Thursday, December 12, 2013

Window on Eurasia: Putin’s Unfunded Mandates Pushing Regions into Debt, Disaster and Dissent



Paul Goble

            Staunton, December 12 – A combination of President Vladimir Putin’s promises and declining federal assistance to the regions is pushing many of the federal districts deeper into debt, preventing them from spending on social and transportation infrastructure, and in prospect driving them toward default, according to analysts at Standard & Poor’s.

            In today’s “Nezavisimaya gazeta,” Anastasya Bashkatova points out that the regions are incapable of fulfilling Putin’s promises and directives -- such as raising pay in the health education and culture sectors -- while meeting their other obligations and thus are heading toward disaster (ng.ru/economics/2013-12-12/1_regions.html).

                Yesterday, S&P warned that the regions cannot reduce their spending on other responsibilities enough in order to cover what Putin has called for.  As a result, their combined deficits will be “several times” larger than Moscow now projects. And the underfinancing of other sectors will begin to bite, possibly forcing the revision of Putin’s promises.

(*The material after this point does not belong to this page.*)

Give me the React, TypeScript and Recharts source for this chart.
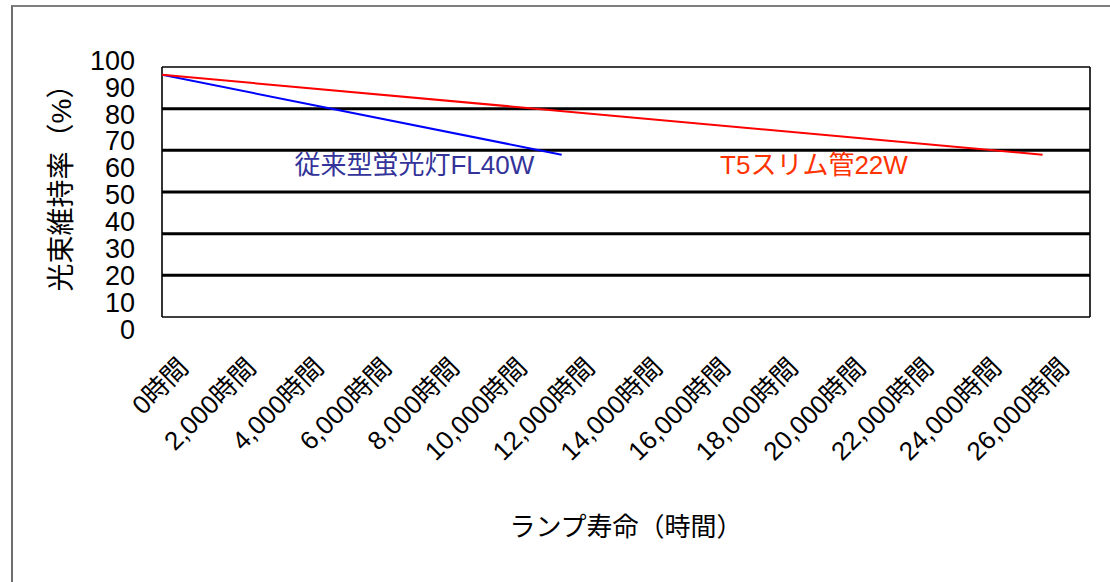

                (“Nezavisimaya gazeta” has tracked this problem for the last six months (ng.ru/economics/2013-05-15/4_teachers.html and ng.ru/economics/2013-08-26/1_minfin.html. And today, “Vedomosti” provides additional data in an article entitled “The Center’s Policies are Leading the Regions to Default” (vedomosti.ru/politics/news/20055951/regionalno-budjetny-krisis#ixzz2nGAVSMkc).)

            Making the situation even worse, the analysts say, is that because of a deficit in the federal budget, Moscow plans to cut assistance to the regions by “more than five percent” next year, cuts that will squeeze regional elites and hurt development in the regions even more than now.

            And also adding to the problems is the lack of transparency in the process of regional transfers. Moscow sometimes gives more to well-off regions than to poorer ones, apparently to maintain the loyalty of regional elites rather than to ensure that programs be carried out. And these elites thus feel free to ignore Moscow’s dictates and pocket the money instead.

            Consequently, Bashkatova says the experts have concluded, the debt burden on the regions will only grow even as Putin-mandated programs are not carried out in full and many other needs are not met. 

            Analysts at Standard & Poor’s suggest that there are three  possible scenarios. In the first, Moscow will continue to demand that the regions fulfill its orders, providing highly selective assistance in that regard. In the second, Moscow would continue to provide assistance across the board while giving most to those most in need.  And in the third, Moscow would revise Putin’s mandates so that the regions could cope.

            At present, Bashkatova says, the center appears likely to follow the first or some combination of all three. But each of these strategies and even a combination of them have political consequences, ranging from a regional fronde expressed in protests and simple refusal to go along to a direct and broad-based challenge to Putin’s authority.

                And just as at the end of the Soviet period, these financial issues are likely to interact with and be exacerbated by ethnic and regional identities and by an increasing sense among Russians that Putin and his regime are spending outrageous sums of money on “circuses” like the Sochi Olympics but not providing them with “the bread” that is supposed to be the other part of the equation.